John Boyer: So that fixes that problem
entirely.
Nick van: But if we go for this, then
I think it contradicts the way we now specify delete of nodes,
because we say you can't delete a node if the parent is
readwrite.
Leigh Klotz: If a parent is readwrite
you can't delete its children?
Nick van: Yes, I think it's a typo.
But John said it was written on purpose like that.
John Boyer: Delete says you cannot
delete a node if it is readonly but its parent is readwrite.
Nick van: If you can't delete readonly
children then you can't delete readonly children so you can't
delete them all.
Mark Birbeck: You must be able to.
Every child is going to have a parent that is readwrite,
somewhere.
John Boyer: You could make the root
readonly.
Mark Birbeck: ...
Charlie Wiecha: The container model.
It makes sense to allow deletion of readonly nodes if the parent is
readwrite.
John Boyer: [irc] Do we want to be
able to delete a readonly child of a readwrite parent?
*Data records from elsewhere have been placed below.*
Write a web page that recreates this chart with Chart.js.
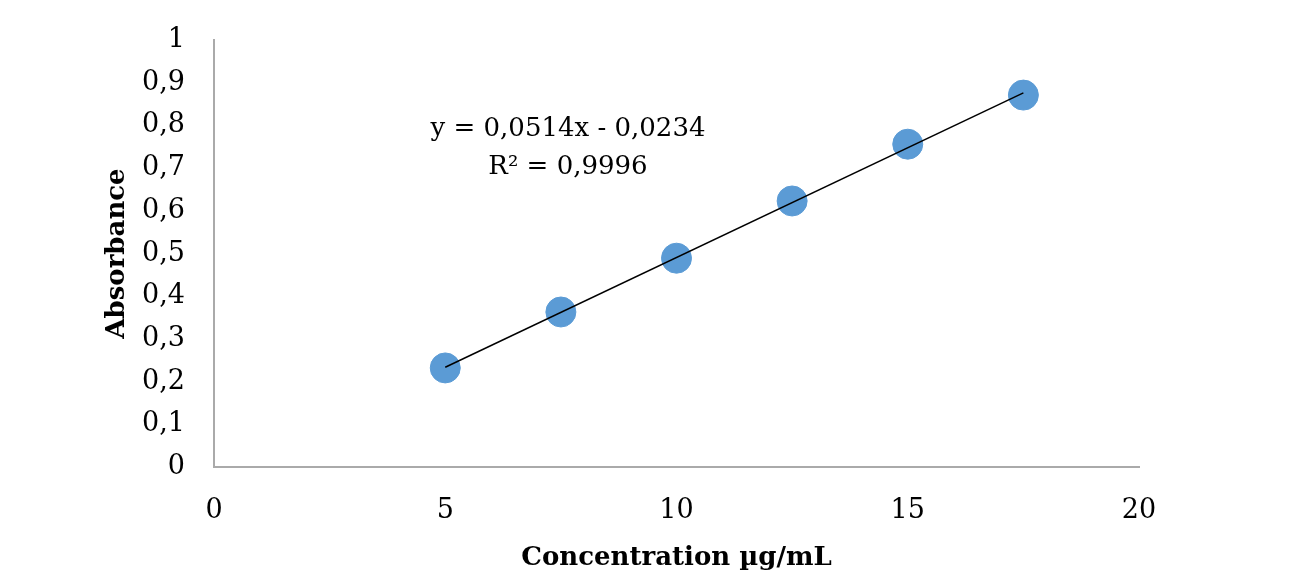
<!DOCTYPE html>
<html>
<head>
<meta charset="utf-8">
<script src="https://cdn.jsdelivr.net/npm/chart.js@4"></script>
<style>
  html, body { margin: 0; padding: 0; background: #fff; }
  #wrap { width: 1289px; height: 580px; }
</style>
</head>
<body>
<div id="wrap"><canvas id="calChart"></canvas></div>
<script>
// Calibration data
const concentrations = [5, 7.5, 10, 12.5, 15, 17.5];
const absorbances = [0.232, 0.363, 0.489, 0.623, 0.756, 0.871];

// Linear trendline as printed on the chart
const slope = 0.0514;
const intercept = -0.0234;
const equationText = 'y = 0,0514x - 0,0234';
const rSquaredText = 'R² = 0,9996';

const xTicks = [0, 5, 10, 15, 20];
const yTicks = [0, 0.1, 0.2, 0.3, 0.4, 0.5, 0.6, 0.7, 0.8, 0.9, 1];

const FONT = "'DejaVu Serif', 'Liberation Serif', serif";
const AXIS_GRAY = 'rgb(170, 170, 170)';

// comma as decimal separator
function fmt(v) {
    return String(Math.round(v * 10) / 10).replace('.', ',');
}

const trendData = [concentrations[0], concentrations[concentrations.length - 1]].map(x => ({
    x: x,
    y: slope * x + intercept
}));

// Equation label drawn on top of the plot
const equationLabel = {
    id: 'equationLabel',
    afterDraw(chart) {
        const ctx = chart.ctx;
        ctx.save();
        ctx.fillStyle = '#000';
        ctx.textAlign = 'center';
        ctx.textBaseline = 'middle';
        ctx.font = '26px ' + FONT;
        ctx.fillText(equationText, 568, 129);
        ctx.fillText(rSquaredText, 568, 167);
        ctx.restore();
    }
};

const ctx = document.getElementById('calChart');
new Chart(ctx, {
    type: 'scatter',
    data: {
        datasets: [
            {
                label: 'Absorbance',
                data: concentrations.map((x, i) => ({ x: x, y: absorbances[i] })),
                backgroundColor: 'rgb(91, 155, 213)',
                borderColor: 'rgb(91, 155, 213)',
                pointRadius: 15,
                pointHoverRadius: 15,
                order: 2
            },
            {
                label: 'Trend',
                type: 'line',
                data: trendData,
                borderColor: '#000',
                borderWidth: 1.5,
                pointRadius: 0,
                fill: false,
                order: 1
            }
        ]
    },
    options: {
        responsive: true,
        maintainAspectRatio: false,
        animation: false,
        layout: {
            padding: { top: 40, right: 150, bottom: 6, left: 102 }
        },
        plugins: {
            legend: { display: false },
            tooltip: { enabled: false }
        },
        scales: {
            x: {
                type: 'linear',
                min: 0,
                max: 20,
                afterBuildTicks: axis => { axis.ticks = xTicks.map(v => ({ value: v })); },
                afterFit: axis => {
                    axis.height = 107;
                    axis.paddingLeft = 0;
                    axis.paddingRight = 0;
                },
                grid: { display: false, drawTicks: false },
                border: { color: AXIS_GRAY, width: 2 },
                ticks: {
                    color: '#000',
                    padding: 28,
                    font: { family: FONT, size: 27 }
                },
                title: {
                    display: true,
                    text: 'Concentration µg/mL',
                    color: '#000',
                    font: { family: FONT, size: 26, weight: 'bold' },
                    padding: { top: 16, bottom: 0 }
                }
            },
            y: {
                type: 'linear',
                min: 0,
                max: 1,
                afterBuildTicks: axis => { axis.ticks = yTicks.map(v => ({ value: v })); },
                afterFit: axis => {
                    axis.width = 112;
                    axis.paddingTop = 0;
                    axis.paddingBottom = 0;
                },
                grid: { display: false, drawTicks: false },
                border: { color: AXIS_GRAY, width: 2 },
                ticks: {
                    color: '#000',
                    padding: 29,
                    font: { family: FONT, size: 27 },
                    callback: v => fmt(v)
                },
                title: {
                    display: true,
                    text: 'Absorbance',
                    color: '#000',
                    font: { family: FONT, size: 26, weight: 'bold' },
                    padding: { top: 0, bottom: 0 }
                }
            }
        }
    },
    plugins: [equationLabel]
});
</script>
</body>
</html>
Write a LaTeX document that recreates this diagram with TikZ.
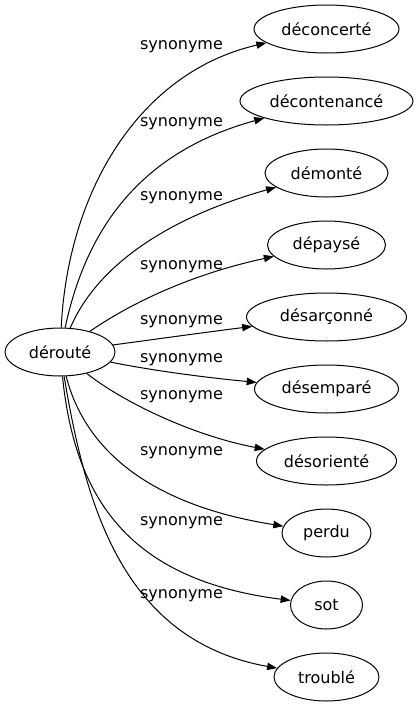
\documentclass[tikz,border=0pt]{standalone}
\usepackage{fontspec}
\setmainfont{DejaVu Sans}
\usetikzlibrary{shapes.geometric,arrows.meta}

\tikzset{every picture/.style={line width=0.75pt}}
\tikzset{
  word/.style={draw, ellipse, minimum height=36pt, inner sep=0pt, font=\fontsize{12}{14}\selectfont},
  rel/.style={inner sep=0.75pt, font=\fontsize{12}{14}\selectfont},
  syn/.style={-{Triangle[length=7.5pt,width=5.5pt]}}
}

\begin{document}
\begin{tikzpicture}[x=0.75pt,y=0.75pt,yscale=-1,xscale=1]
\useasboundingbox (0,0) rectangle (419,707);

%Ellipse: source word
\node [word, minimum width=82.5pt] (deroute) at (60,352) {dérouté};
%Ellipse: synonyms
\node [word, minimum width=108.75pt] (deconcerte) at (326.5,29) {déconcerté};
\node [word, minimum width=129.75pt] (decontenance) at (326.5,101) {décontenancé};
\node [word, minimum width=92.25pt] (demonte) at (326.5,173) {démonté};
\node [word, minimum width=88.5pt] (depayse) at (326.5,245) {dépaysé};
\node [word, minimum width=120pt] (desarconne) at (326.5,317) {désarçonné};
\node [word, minimum width=108pt] (desempare) at (326.5,389) {désemparé};
\node [word, minimum width=105pt] (desoriente) at (326.5,461) {désorienté};
\node [word, minimum width=66.75pt] (perdu) at (326.5,533) {perdu};
\node [word, minimum width=54pt] (sot) at (326.5,605) {sot};
\node [word, minimum width=78.75pt] (trouble) at (326.5,677) {troublé};

%Curve Lines
\draw [syn] (deroute) .. controls (68,190) and (140,72) .. (deconcerte);
\draw [syn] (deroute) .. controls (88,220) and (148,150) .. (decontenance);
\draw [syn] (deroute) .. controls (95,270) and (160,220) .. (demonte);
\draw [syn] (deroute) .. controls (128,305) and (188,275) .. (depayse);
\draw [syn] (deroute) .. controls (150,340) and (200,333) .. (desarconne);
\draw [syn] (deroute) .. controls (150,370) and (200,377) .. (desempare);
\draw [syn] (deroute) .. controls (120,400) and (190,435) .. (desoriente);
\draw [syn] (deroute) .. controls (85,450) and (150,505) .. (perdu);
\draw [syn] (deroute) .. controls (75,500) and (130,580) .. (sot);
\draw [syn] (deroute) .. controls (85,500) and (120,640) .. (trouble);

% Text Node
\node [rel] (rel1) at (181.5,47) {synonyme};
\node [rel] (rel2) at (181.5,124) {synonyme};
\node [rel] (rel3) at (181.5,198) {synonyme};
\node [rel] (rel4) at (181.5,267) {synonyme};
\node [rel] (rel5) at (181.5,322) {synonyme};
\node [rel] (rel6) at (181.5,360) {synonyme};
\node [rel] (rel7) at (181.5,397) {synonyme};
\node [rel] (rel8) at (181.5,453) {synonyme};
\node [rel] (rel9) at (181.5,523) {synonyme};
\node [rel] (rel10) at (181.5,596) {synonyme};

\end{tikzpicture}
\end{document}
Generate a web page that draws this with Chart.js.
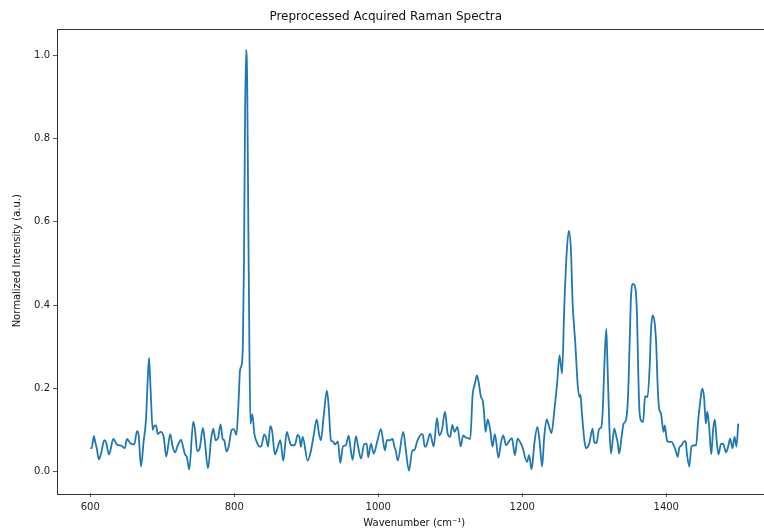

Mark Birbeck: How do you protect a
node from being readonly then? The parent is readwrite.
John Boyer: Even if the grandparent is
readonly you can't delete the node.
Nick van: So you couldn't delete a
node if its children.
Mark Birbeck: So you inherit it from
your children?
John Boyer: Here's the bullet 4:
http://www.w3.org/MarkUp/Forms/specs/XForms1.1/index-diff.html#action-delete
John Boyer: Now it says you can't
delete a readonly node; the proposal is you can't delete nodes from
readonly parents.
Nick van: So you say you cannot be
deleted if a parent is readonly. But if you delete the parent then
you can delete it anyway.
John Boyer: Is anybody opposed to this
change? Sounds like a resolution to me.
Nick van: And for submission as
well?
John Boyer: Delete and replace should
act the same.
Nick van: readonly-ness inherits so if
an ancestor is readonly then the parent is readonly.
Resolution 2007-10-10.1: Deletion or replacement of a node (subtree) is forbidden if the parent of a node is readonly, but allowed if only the node itself is readonly.
Action 2007-10-10.6: John Boyer to implement resolution that deletion or replacement of a node (subtree) is forbidden if the parent of a node is readonly, but allowed if only the node itself is readonly.